The exercise: The exercise asks you to copy every line below in which "that" appears.

Given records:
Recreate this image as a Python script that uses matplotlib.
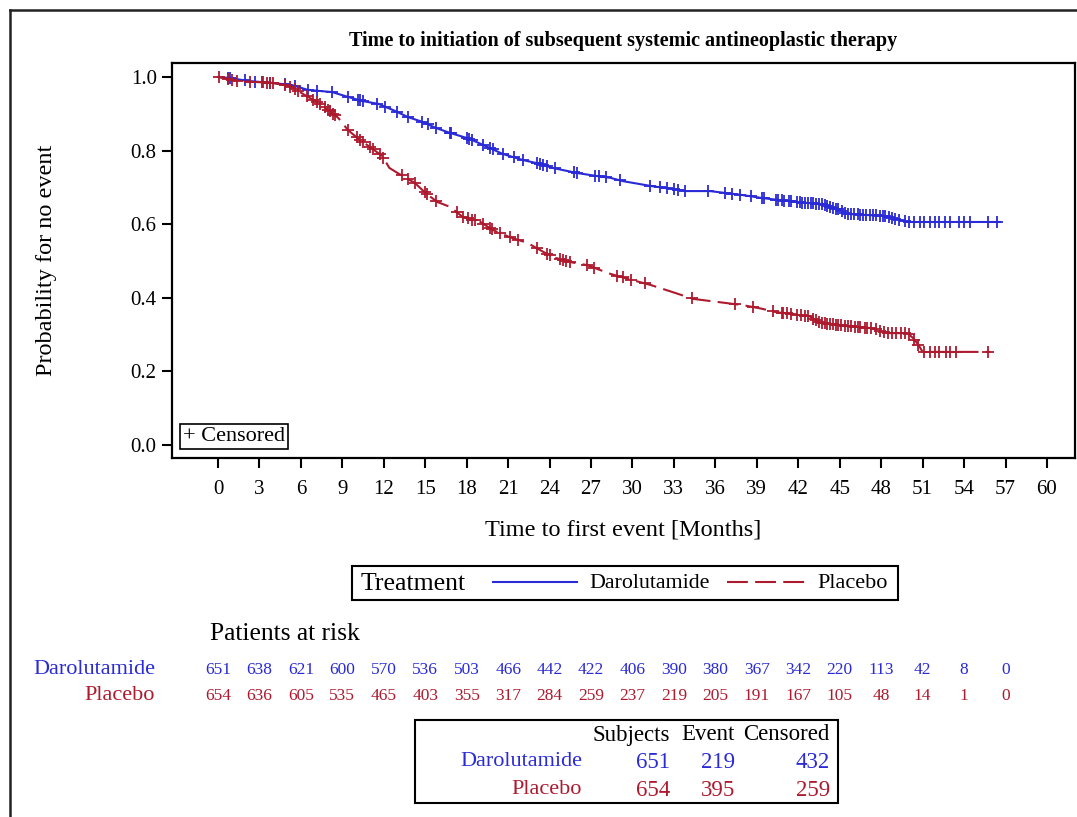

* * *

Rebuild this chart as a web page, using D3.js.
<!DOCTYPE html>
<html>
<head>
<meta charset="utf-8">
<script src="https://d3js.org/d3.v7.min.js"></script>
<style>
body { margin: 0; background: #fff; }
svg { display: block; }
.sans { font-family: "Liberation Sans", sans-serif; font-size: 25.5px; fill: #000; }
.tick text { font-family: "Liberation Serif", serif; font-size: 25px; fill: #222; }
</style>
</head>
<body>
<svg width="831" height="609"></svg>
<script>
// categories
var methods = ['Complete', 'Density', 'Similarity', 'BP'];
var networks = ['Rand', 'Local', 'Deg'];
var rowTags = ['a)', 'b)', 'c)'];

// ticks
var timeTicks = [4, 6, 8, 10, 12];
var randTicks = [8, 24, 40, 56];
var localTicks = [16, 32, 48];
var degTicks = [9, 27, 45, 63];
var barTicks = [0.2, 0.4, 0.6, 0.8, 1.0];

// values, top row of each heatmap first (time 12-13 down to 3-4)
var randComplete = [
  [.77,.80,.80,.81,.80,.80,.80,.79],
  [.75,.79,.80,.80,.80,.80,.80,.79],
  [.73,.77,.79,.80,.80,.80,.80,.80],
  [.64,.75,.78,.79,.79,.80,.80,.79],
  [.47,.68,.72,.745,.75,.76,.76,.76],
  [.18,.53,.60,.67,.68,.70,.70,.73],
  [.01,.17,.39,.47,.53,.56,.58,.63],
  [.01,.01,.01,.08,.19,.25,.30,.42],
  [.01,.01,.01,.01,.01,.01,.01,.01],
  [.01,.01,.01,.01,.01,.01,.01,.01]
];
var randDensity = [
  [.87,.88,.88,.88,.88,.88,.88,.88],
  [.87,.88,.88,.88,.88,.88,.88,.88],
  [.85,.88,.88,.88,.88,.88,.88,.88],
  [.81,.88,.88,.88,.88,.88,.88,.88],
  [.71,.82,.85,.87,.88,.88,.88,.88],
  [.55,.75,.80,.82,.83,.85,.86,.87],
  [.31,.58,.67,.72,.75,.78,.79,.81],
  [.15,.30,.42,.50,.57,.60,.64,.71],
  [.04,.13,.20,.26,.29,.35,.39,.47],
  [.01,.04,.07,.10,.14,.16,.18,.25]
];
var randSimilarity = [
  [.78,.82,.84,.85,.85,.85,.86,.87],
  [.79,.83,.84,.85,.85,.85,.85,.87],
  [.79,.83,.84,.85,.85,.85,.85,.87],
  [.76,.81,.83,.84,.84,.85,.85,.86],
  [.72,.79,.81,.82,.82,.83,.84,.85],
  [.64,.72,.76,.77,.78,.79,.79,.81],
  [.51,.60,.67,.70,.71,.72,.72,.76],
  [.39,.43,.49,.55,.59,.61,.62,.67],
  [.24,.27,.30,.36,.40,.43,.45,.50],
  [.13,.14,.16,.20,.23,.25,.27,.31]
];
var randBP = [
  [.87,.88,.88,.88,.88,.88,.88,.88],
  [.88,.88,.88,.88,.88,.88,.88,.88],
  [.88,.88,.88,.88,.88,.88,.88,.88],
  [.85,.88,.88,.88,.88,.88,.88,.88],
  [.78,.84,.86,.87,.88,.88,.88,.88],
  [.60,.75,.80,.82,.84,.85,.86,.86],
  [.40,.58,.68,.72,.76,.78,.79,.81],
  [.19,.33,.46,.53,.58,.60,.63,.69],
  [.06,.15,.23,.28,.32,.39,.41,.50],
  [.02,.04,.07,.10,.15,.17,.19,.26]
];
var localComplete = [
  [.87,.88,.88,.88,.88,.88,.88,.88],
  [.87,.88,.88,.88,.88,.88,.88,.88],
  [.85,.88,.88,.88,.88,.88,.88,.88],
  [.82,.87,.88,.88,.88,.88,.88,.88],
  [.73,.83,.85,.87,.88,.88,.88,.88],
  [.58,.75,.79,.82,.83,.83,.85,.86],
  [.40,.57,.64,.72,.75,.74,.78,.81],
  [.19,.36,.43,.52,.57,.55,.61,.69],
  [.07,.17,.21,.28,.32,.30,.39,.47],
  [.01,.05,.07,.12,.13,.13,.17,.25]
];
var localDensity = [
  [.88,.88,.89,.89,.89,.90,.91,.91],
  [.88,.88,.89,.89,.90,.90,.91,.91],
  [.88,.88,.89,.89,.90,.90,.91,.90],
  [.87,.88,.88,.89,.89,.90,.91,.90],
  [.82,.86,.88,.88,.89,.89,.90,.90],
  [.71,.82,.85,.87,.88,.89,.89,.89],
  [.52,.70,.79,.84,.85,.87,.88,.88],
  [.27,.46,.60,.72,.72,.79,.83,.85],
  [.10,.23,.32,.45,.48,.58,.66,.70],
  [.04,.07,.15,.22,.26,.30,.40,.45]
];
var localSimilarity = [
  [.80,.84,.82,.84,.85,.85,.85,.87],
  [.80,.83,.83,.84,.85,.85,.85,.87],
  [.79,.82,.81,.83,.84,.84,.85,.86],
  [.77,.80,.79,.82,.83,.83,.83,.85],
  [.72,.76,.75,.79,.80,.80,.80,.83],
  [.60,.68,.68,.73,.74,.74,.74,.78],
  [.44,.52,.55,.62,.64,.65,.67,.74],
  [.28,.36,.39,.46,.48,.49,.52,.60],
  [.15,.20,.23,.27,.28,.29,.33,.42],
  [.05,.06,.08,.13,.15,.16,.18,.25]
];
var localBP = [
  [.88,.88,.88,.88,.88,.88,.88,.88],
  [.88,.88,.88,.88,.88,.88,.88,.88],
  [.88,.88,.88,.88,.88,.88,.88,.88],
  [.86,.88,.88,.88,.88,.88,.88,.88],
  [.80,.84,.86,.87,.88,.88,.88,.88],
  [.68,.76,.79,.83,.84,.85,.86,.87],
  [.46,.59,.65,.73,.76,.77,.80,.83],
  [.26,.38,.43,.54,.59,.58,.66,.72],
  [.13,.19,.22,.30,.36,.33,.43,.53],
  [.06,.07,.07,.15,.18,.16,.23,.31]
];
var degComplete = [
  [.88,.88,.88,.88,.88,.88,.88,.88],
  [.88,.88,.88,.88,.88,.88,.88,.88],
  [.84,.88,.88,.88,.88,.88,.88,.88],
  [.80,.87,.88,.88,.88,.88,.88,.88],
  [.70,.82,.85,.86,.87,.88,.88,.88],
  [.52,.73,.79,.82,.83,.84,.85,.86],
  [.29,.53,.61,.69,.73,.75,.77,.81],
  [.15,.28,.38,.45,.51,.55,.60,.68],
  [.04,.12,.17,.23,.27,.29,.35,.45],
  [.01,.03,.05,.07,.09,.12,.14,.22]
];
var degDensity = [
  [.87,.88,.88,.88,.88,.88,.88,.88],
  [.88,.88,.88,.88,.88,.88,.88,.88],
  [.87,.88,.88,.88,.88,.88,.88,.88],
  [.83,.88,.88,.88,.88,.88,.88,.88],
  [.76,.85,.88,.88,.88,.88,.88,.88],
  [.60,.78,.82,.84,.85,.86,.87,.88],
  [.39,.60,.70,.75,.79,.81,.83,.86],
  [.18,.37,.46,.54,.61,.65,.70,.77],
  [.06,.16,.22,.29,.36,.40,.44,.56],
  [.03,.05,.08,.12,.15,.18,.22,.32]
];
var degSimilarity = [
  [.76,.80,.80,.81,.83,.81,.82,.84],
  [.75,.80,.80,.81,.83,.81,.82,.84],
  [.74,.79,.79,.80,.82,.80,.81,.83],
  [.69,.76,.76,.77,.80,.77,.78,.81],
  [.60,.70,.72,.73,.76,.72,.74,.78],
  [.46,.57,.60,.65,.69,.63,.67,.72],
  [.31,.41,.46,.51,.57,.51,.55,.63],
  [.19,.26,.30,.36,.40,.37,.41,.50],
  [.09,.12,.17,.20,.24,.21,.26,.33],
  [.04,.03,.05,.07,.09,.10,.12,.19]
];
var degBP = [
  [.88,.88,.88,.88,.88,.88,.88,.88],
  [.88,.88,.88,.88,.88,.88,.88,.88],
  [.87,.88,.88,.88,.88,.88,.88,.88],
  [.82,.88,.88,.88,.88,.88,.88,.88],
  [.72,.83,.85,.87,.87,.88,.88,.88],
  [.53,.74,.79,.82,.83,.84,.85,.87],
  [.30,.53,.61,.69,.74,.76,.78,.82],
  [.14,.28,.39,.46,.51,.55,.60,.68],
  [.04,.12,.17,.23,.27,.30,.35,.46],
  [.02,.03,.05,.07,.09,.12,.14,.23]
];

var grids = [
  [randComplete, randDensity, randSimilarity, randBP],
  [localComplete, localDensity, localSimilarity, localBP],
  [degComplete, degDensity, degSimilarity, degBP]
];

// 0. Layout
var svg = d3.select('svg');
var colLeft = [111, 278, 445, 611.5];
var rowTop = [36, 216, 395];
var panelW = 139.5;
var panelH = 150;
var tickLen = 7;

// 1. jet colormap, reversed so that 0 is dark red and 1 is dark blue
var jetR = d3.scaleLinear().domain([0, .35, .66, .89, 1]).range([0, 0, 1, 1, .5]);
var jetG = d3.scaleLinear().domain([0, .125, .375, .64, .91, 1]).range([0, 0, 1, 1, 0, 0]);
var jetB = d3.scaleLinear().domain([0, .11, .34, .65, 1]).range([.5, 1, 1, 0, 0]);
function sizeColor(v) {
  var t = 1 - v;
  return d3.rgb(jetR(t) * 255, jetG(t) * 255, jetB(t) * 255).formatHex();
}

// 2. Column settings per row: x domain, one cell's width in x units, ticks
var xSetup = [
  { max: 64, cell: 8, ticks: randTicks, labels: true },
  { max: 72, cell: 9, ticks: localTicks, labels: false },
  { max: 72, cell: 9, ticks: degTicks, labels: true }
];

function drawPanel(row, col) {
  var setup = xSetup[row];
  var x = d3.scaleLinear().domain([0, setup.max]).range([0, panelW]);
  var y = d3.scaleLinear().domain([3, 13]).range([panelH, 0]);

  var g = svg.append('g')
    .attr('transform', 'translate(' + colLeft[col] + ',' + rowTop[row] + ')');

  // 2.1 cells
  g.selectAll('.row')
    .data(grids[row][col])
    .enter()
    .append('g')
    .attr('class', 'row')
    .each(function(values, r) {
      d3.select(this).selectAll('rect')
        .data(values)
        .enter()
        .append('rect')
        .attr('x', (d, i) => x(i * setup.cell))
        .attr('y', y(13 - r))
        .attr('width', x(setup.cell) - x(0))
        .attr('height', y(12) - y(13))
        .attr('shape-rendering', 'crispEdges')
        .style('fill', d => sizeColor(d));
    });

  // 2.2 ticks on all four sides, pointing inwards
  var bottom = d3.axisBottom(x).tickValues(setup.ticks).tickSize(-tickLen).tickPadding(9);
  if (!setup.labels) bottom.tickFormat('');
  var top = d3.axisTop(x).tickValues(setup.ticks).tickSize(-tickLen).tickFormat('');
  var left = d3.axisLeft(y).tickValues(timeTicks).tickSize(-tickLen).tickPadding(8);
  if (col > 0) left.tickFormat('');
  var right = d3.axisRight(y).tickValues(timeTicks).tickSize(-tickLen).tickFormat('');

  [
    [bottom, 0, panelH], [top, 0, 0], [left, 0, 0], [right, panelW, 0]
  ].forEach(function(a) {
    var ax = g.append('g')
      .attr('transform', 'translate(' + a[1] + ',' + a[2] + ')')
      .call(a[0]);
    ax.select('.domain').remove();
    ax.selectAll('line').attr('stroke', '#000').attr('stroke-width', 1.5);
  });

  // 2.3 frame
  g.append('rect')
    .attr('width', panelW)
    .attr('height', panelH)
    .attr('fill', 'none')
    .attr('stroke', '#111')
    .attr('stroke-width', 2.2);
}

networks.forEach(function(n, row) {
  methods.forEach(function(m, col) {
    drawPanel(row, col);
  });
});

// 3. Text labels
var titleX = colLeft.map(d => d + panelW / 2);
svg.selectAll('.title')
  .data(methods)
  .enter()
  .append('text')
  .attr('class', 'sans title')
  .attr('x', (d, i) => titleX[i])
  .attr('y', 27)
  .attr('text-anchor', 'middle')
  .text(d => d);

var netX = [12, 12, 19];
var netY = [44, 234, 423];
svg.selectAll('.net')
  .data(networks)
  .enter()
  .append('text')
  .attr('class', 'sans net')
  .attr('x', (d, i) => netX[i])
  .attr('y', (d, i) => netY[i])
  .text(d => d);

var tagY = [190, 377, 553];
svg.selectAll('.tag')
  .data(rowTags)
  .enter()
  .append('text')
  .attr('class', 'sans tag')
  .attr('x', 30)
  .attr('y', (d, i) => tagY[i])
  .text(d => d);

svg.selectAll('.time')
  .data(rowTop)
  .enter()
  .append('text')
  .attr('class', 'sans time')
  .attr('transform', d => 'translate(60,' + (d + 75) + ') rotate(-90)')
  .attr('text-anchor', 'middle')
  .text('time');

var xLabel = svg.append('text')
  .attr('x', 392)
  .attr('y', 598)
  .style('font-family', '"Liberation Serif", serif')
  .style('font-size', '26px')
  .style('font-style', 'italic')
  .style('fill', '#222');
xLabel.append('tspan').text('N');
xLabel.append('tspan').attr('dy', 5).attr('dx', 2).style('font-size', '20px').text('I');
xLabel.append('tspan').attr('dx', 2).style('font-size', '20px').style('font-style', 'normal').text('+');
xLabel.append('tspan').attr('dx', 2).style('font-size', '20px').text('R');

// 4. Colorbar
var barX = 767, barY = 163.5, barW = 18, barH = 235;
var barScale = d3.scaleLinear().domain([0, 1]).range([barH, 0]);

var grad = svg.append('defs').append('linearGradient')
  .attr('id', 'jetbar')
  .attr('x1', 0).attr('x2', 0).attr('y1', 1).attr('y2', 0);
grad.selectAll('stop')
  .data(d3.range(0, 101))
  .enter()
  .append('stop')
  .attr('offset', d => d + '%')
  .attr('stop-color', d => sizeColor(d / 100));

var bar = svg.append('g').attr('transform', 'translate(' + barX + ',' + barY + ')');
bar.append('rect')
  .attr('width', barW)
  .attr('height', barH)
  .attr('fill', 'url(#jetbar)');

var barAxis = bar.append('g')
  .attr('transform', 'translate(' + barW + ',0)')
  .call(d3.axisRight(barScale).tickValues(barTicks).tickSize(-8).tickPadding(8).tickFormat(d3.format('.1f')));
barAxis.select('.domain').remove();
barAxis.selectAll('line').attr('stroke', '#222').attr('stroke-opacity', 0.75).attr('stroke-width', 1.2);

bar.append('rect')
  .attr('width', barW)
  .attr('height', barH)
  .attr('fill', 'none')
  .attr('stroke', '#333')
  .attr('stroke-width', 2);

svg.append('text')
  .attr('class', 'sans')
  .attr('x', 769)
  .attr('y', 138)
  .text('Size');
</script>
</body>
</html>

Reply to the task:
Recreate this image as a Python script that uses matplotlib.
// 1. jet colormap, reversed so that 0 is dark red and 1 is dark blue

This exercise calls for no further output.